Due to the implementation of ASC 842, Leases, on January 1, 2019, as further described in Note 3 the finance obligation that had a balance of $25.9 million as of December 31, 2018, was eliminated and replaced with a finance lease obligation that is included in Other noncurrent liabilities and Accrued liabilities.

On November 27, 2017, we terminated our interest rate swap agreements, originally entered into on May 9, 2016, that had effectively fixed the interest rate on $300 million of revolving credit borrowings, in order to enter into a new interest rate swap with a greater notional amount, and the same maturity as the Credit Agreement. We received $6.3 million when the swap agreements were terminated and that payment will be amortized into interest expense through March 2021.

On May 6, 2016, we terminated other interest rate swap agreements that had effectively fixed the interest rate on $120 million of revolving credit borrowings, in order to enter into a new interest rate swap with a greater notional amount, and the same maturity as the Credit Agreement. We paid $5.2 million to terminate the swap agreements and that cost will be amortized into interest expense through June 2020.

On November 28, 2017, we entered into interest rate swap agreements for the period December 18, 2017 through October 17, 2022. These transactions have the effect of fixing the LIBOR portion of the effective interest rate (before addition of the spread) on $350 million of indebtedness drawn under the Credit Agreement at the rate of 2.11% during the period. Under the terms of these transactions, we pay the fixed rate of 2.11% and the counterparties pay a floating rate based on the one-month LIBOR rate at each monthly calculation date, which on March 18, 2019 was 2.49%, during the swap period. On March 18, 2019, the all-in-rate on the $350 million of debt was 3.61%.

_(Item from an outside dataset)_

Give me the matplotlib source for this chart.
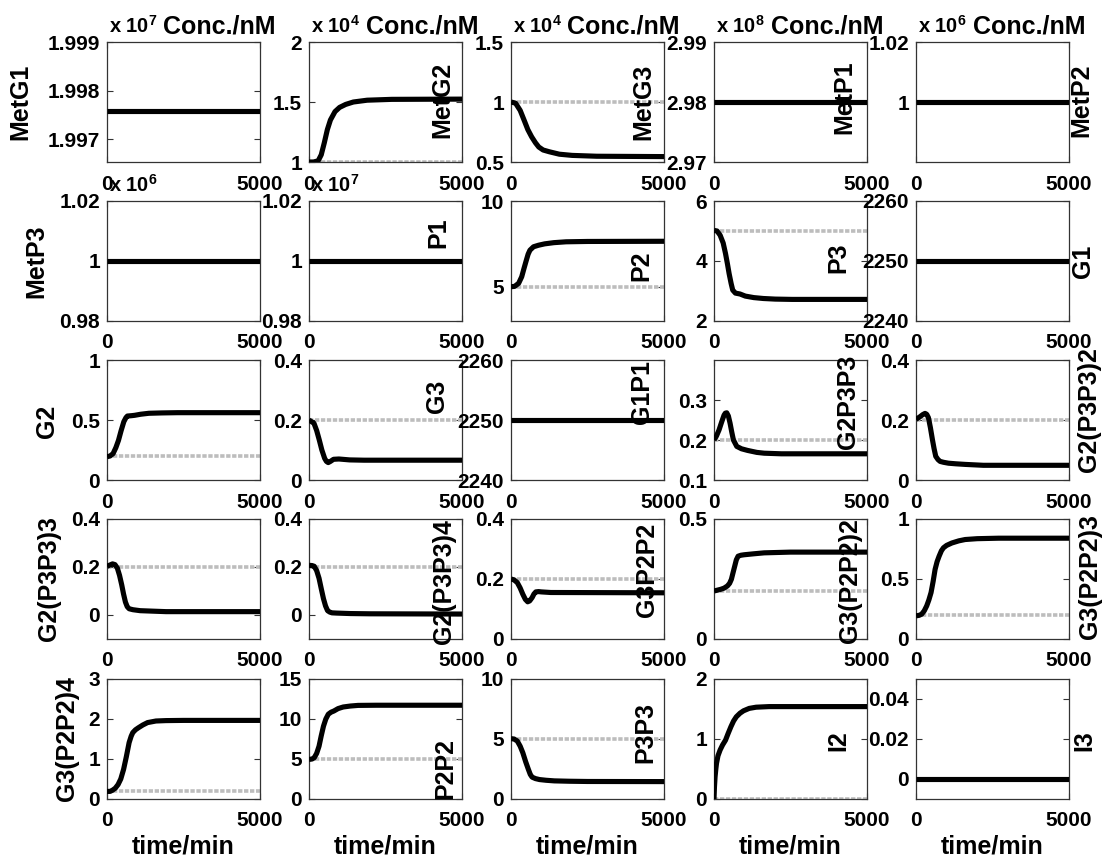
import matplotlib
matplotlib.use('Agg')
import matplotlib.pyplot as plt
from matplotlib import transforms
from matplotlib.ticker import FuncFormatter

plt.rcParams['font.family'] = ['Liberation Sans', 'DejaVu Sans']
plt.rcParams['font.weight'] = 'bold'
plt.rcParams['mathtext.fontset'] = 'custom'
plt.rcParams['mathtext.rm'] = 'Liberation Sans:bold'
plt.rcParams['mathtext.bf'] = 'Liberation Sans:bold'
plt.rcParams['mathtext.it'] = 'Liberation Sans:bold'

# ---------------- data ----------------
species = ['MetG1', 'MetG2', 'MetG3', 'MetP1', 'MetP2',
           'MetP3', 'P1', 'P2', 'P3', 'G1',
           'G2', 'G3', 'G1P1', 'G2P3P3', 'G2(P3P3)2',
           'G2(P3P3)3', 'G2(P3P3)4', 'G3P2P2', 'G3(P2P2)2', 'G3(P2P2)3',
           'G3(P2P2)4', 'P2P2', 'P3P3', 'I2', 'I3']

# power-of-ten multipliers shown above some panels
scale_exp = [7, 4, 4, 8, 6,
             6, 7, None, None, None,
             None, None, None, None, None,
             None, None, None, None, None,
             None, None, None, None, None]

# initial values (grey dotted reference lines), in displayed units
init_vals = [1.99757, 1.0, 1.0, 2.98, 1.0,
             1.0, 1.0, 5.0, 5.0, 2250,
             0.2, 0.2, 2250, 0.2, 0.2,
             0.2, 0.2, 0.2, 0.2, 0.2,
             0.2, 5.0, 5.0, 0.0, 0.0]

t_const = [0, 5000]
metg1 = [1.99757, 1.99757]
metp1 = [2.98, 2.98]
metp2 = [1.0, 1.0]
metp3 = [1.0, 1.0]
p1 = [1.0, 1.0]
g1 = [2250, 2250]
g1p1 = [2250, 2250]
i3 = [0.0, 0.0]

t_metg2 = [0, 150, 300, 400, 500, 600, 700, 850, 1000, 1200, 1450, 1900, 2700, 5000]
metg2 = [1.0, 1.0, 1.01, 1.06, 1.16, 1.27, 1.35, 1.42, 1.455, 1.48, 1.5, 1.515, 1.522, 1.524]

t_metg3 = [0, 150, 300, 442, 550, 674, 800, 907, 1050, 1256, 1581, 2000, 2800, 5000]
metg3 = [1.0, 0.99, 0.93, 0.84, 0.77, 0.71, 0.66, 0.625, 0.60, 0.585, 0.565, 0.555, 0.548, 0.545]

t_p2 = [0, 120, 250, 350, 430, 502, 560, 619, 736, 900, 1100, 1400, 1800, 2500, 5000]
p2 = [5.0, 5.02, 5.2, 5.58, 6.1, 6.55, 6.9, 7.13, 7.33, 7.42, 7.5, 7.57, 7.62, 7.64, 7.65]

t_p3 = [0, 100, 200, 300, 376, 440, 494, 560, 612, 700, 850, 1024, 1300, 1612, 2000, 2553, 5000]
p3 = [5.02, 5.0, 4.86, 4.6, 4.25, 3.9, 3.58, 3.25, 3.03, 2.93, 2.9, 2.83, 2.78, 2.75, 2.73, 2.72, 2.72]

t_g2 = [0, 100, 199, 290, 375, 460, 550, 620, 667, 800, 902, 1100, 1370, 1800, 2307, 5000]
g2 = [0.194, 0.2, 0.22, 0.27, 0.33, 0.41, 0.486, 0.52, 0.533, 0.536, 0.539, 0.548, 0.556, 0.559, 0.561, 0.561]

t_g3 = [0, 163, 250, 337, 420, 512, 570, 628, 700, 802, 977, 1326, 1800, 5000]
g3 = [0.2, 0.189, 0.165, 0.133, 0.1, 0.072, 0.062, 0.058, 0.062, 0.069, 0.07, 0.067, 0.066, 0.066]

t_g2p3p3 = [0, 80, 164, 250, 328, 370, 416, 470, 525, 580, 635, 744, 900, 1094, 1400, 1641, 2200, 5000]
g2p3p3 = [0.2, 0.21, 0.225, 0.245, 0.262, 0.267, 0.268, 0.26, 0.242, 0.22, 0.2, 0.184, 0.178, 0.174, 0.169, 0.167, 0.1655, 0.1655]

t_g2p3p3_2 = [0, 131, 220, 295, 350, 405, 470, 536, 590, 645, 720, 788, 900, 1061, 1300, 1608, 2200, 5000]
g2p3p3_2 = [0.202, 0.211, 0.218, 0.222, 0.219, 0.208, 0.175, 0.135, 0.105, 0.079, 0.068, 0.062, 0.059, 0.056, 0.054, 0.052, 0.049, 0.049]

t_g2p3p3_3 = [0, 90, 181, 260, 337, 410, 482, 540, 602, 660, 723, 850, 1084, 1500, 1928, 5000]
g2p3p3_3 = [0.203, 0.208, 0.213, 0.21, 0.196, 0.165, 0.125, 0.088, 0.054, 0.035, 0.026, 0.022, 0.018, 0.016, 0.014, 0.014]

t_g2p3p3_4 = [0, 100, 170, 250, 328, 400, 473, 540, 607, 680, 752, 900, 1359, 2000, 5000]
g2p3p3_4 = [0.207, 0.206, 0.203, 0.185, 0.153, 0.11, 0.068, 0.038, 0.018, 0.012, 0.009, 0.008, 0.006, 0.005, 0.004]

t_g3p2p2 = [0, 100, 206, 300, 387, 470, 545, 610, 690, 750, 811, 900, 993, 1300, 5000]
g3p2p2 = [0.2, 0.197, 0.188, 0.17, 0.149, 0.132, 0.124, 0.127, 0.138, 0.15, 0.157, 0.158, 0.157, 0.155, 0.154]

t_g3p2p2_2 = [0, 219, 330, 438, 510, 569, 620, 678, 730, 788, 880, 985, 1300, 1641, 2500, 5000]
g3p2p2_2 = [0.2, 0.207, 0.212, 0.221, 0.232, 0.249, 0.275, 0.304, 0.33, 0.345, 0.349, 0.351, 0.355, 0.359, 0.362, 0.362]

t_g3p2p2_3 = [0, 100, 186, 270, 350, 420, 492, 560, 624, 690, 755, 830, 897, 1000, 1171, 1400, 1608, 2000, 2702, 5000]
g3p2p2_3 = [0.193, 0.197, 0.207, 0.235, 0.276, 0.325, 0.387, 0.48, 0.58, 0.645, 0.69, 0.735, 0.76, 0.78, 0.80, 0.818, 0.829, 0.836, 0.84, 0.84]

t_g3p2p2_4 = [0, 100, 181, 270, 361, 450, 542, 630, 723, 790, 843, 930, 1024, 1170, 1325, 1600, 1928, 2500, 5000]
g3p2p2_4 = [0.19, 0.19, 0.22, 0.27, 0.36, 0.5, 0.74, 1.05, 1.41, 1.57, 1.66, 1.73, 1.78, 1.85, 1.91, 1.95, 1.96, 1.965, 1.965]

t_p2p2 = [0, 100, 170, 250, 328, 400, 473, 550, 631, 720, 813, 950, 1117, 1350, 1602, 2200, 5000]
p2p2 = [4.94, 5.0, 5.15, 5.7, 6.6, 7.9, 9.1, 10.0, 10.6, 10.85, 11.0, 11.3, 11.5, 11.62, 11.7, 11.72, 11.72]

t_p3p3 = [0, 100, 206, 300, 387, 480, 569, 630, 690, 800, 932, 1150, 1416, 1900, 2500, 5000]
p3p3 = [5.03, 5.0, 4.83, 4.4, 3.85, 3.1, 2.46, 2.05, 1.82, 1.7, 1.62, 1.56, 1.51, 1.48, 1.46, 1.45]

t_i2 = [0, 15, 35, 60, 82, 130, 200, 280, 376, 460, 553, 640, 729, 850, 965, 1150, 1376, 1800, 2500, 5000]
i2 = [0.0, 0.2, 0.37, 0.5, 0.595, 0.72, 0.817, 0.9, 0.98, 1.09, 1.205, 1.3, 1.37, 1.43, 1.47, 1.51, 1.53, 1.54, 1.54, 1.54]

series_t = [t_const, t_metg2, t_metg3, t_const, t_const,
            t_const, t_const, t_p2, t_p3, t_const,
            t_g2, t_g3, t_const, t_g2p3p3, t_g2p3p3_2,
            t_g2p3p3_3, t_g2p3p3_4, t_g3p2p2, t_g3p2p2_2, t_g3p2p2_3,
            t_g3p2p2_4, t_p2p2, t_p3p3, t_i2, t_const]
series_v = [metg1, metg2, metg3, metp1, metp2,
            metp3, p1, p2, p3, g1,
            g2, g3, g1p1, g2p3p3, g2p3p3_2,
            g2p3p3_3, g2p3p3_4, g3p2p2, g3p2p2_2, g3p2p2_3,
            g3p2p2_4, p2p2, p3p3, i2, i3]

ylims = [(1.99653, 1.999), (1, 2), (0.5, 1.5), (2.97, 2.99), (0.98, 1.02),
         (0.98, 1.02), (0.98, 1.02), (3, 10), (2, 6), (2240, 2260),
         (0, 1), (0, 0.4), (2240, 2260), (0.1, 0.4), (0, 0.4),
         (-0.1, 0.4), (-0.1, 0.4), (0, 0.4), (0, 0.5), (0, 1),
         (0, 3), (0, 15), (0, 10), (0, 2), (-0.01, 0.05)]
yticks = [[1.997, 1.998, 1.999], [1, 1.5, 2], [0.5, 1, 1.5], [2.97, 2.98, 2.99], [1, 1.02],
          [0.98, 1, 1.02], [0.98, 1, 1.02], [5, 10], [2, 4, 6], [2240, 2250, 2260],
          [0, 0.5, 1], [0, 0.2, 0.4], [2240, 2250, 2260], [0.1, 0.2, 0.3], [0, 0.2, 0.4],
          [0, 0.2, 0.4], [0, 0.2, 0.4], [0, 0.2, 0.4], [0, 0.5], [0, 0.5, 1],
          [0, 1, 2, 3], [0, 5, 10, 15], [0, 5, 10], [0, 1, 2], [0, 0.02, 0.04]]
xticks = [0, 5000]

# ---------------- layout ----------------
W, H = 1104, 861
col_left = [107, 309, 511, 714, 916]
row_top = [42, 201, 360, 519, 679]
ax_w, ax_h = 153, 120

label_xf = [-0.565, 0.869, 0.863, 0.85, 1.078,
            -0.464, 0.843, 0.85, 0.81, 1.09,
            -0.392, 0.837, 0.856, 0.876, 1.13,
            -0.379, 0.88, 0.89, 0.89, 1.137,
            -0.261, 0.89, 0.876, 0.81, 1.098]
label_yf = [0.5, 0.517, 0.5, 0.54, 0.517,
            0.5, 0.733, 0.458, 0.525, 0.5,
            0.49, 0.7, 0.733, 0.65, 0.583,
            0.5, 0.475, 0.575, 0.483, 0.517,
            0.5, 0.258, 0.558, 0.49, 0.49]

fig = plt.figure(figsize=(W / 100, H / 100), dpi=100)
fig.patch.set_facecolor('white')

fmt = FuncFormatter(lambda v, p: ('%g' % v))

for k, name in enumerate(species):
    r, c = divmod(k, 5)
    L = col_left[c]
    T = row_top[r]
    ax = fig.add_axes([L / W, 1 - (T + ax_h) / H, ax_w / W, ax_h / H])
    ax.plot(xticks, [init_vals[k], init_vals[k]], color='#bdbdbd', lw=2.6,
            linestyle=(0, (1.2, 0.45)), zorder=2)
    ax.plot(series_t[k], series_v[k], color='black', lw=3.7,
            solid_joinstyle='round', solid_capstyle='butt', zorder=3)
    ax.set_xlim(0, 5000)
    ax.set_ylim(*ylims[k])
    ax.set_xticks(xticks)
    ax.set_yticks(yticks[k])
    ax.yaxis.set_major_formatter(fmt)
    ax.xaxis.set_major_formatter(fmt)
    ax.tick_params(direction='in', length=4, width=0.8, color='#333333',
                   labelsize=15, top=True, right=True)
    ax.tick_params(axis='x', pad=9)
    ax.tick_params(axis='y', pad=5)
    for lab in ax.get_xticklabels() + ax.get_yticklabels():
        lab.set_fontweight('bold')
    for sp in ax.spines.values():
        sp.set_color('#333333')
        sp.set_linewidth(0.9)

    ax.text(label_xf[k], label_yf[k], name, transform=ax.transAxes,
            rotation=90, ha='center', va='center', fontsize=18,
            fontweight='bold', clip_on=False)

    if scale_exp[k] is not None:
        tr = transforms.offset_copy(ax.transAxes, fig=fig, x=2, y=9, units='dots')
        ax.text(0, 1, r'x 10$^{%d}$' % scale_exp[k], transform=tr,
                ha='left', va='baseline', fontsize=14.5, fontweight='bold')
    if r == 0:
        tr = transforms.offset_copy(ax.transAxes, fig=fig, x=16, y=9, units='dots')
        ax.text(1, 1, 'Conc./nM', transform=tr, ha='right', va='baseline',
                fontsize=18, fontweight='bold')
    if r == 4:
        ax.set_xlabel('time/min', fontsize=18, fontweight='bold', labelpad=3)

fig.savefig('out.png', dpi=100, facecolor='white')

These interest rate swaps are accounted for as a hedge of future cash flows, as further described in Note 16. No cash collateral was received or pledged in relation to the swap agreements.

Under the Credit Agreement, we are currently required to maintain a leverage ratio (as defined in the agreement) of not greater than 3.75 to 1.00 for each fiscal quarter ending prior to (but not including) September 30, 2019, and 3.50 to 1.00 for each fiscal quarter ending on or after September 30, 2019, and minimum interest coverage (as defined) of 3.00 to 1.00.

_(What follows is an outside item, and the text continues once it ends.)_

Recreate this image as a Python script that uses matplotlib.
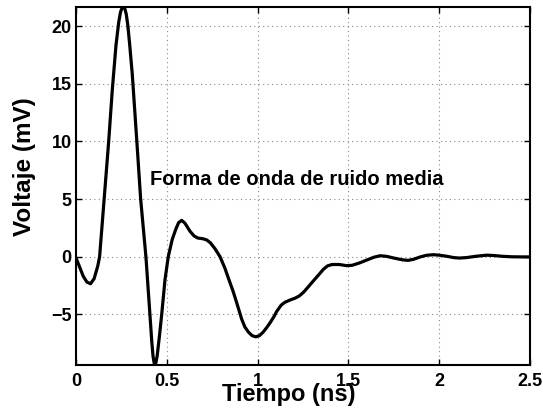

As of March 31, 2019, our leverage ratio was 1.79 to 1.00 and our interest coverage ratio was 12.08 to 1.00. We may purchase our Common Stock or pay dividends to the extent our leverage ratio remains at or below 3.50 to 1.00, and may make acquisitions with cash provided our leverage ratio does not exceed the limits noted above.

Indebtedness under the Credit Agreement is ranked equally in right of payment to all unsecured senior debt.

We were in compliance with all debt covenants as of March 31, 2019.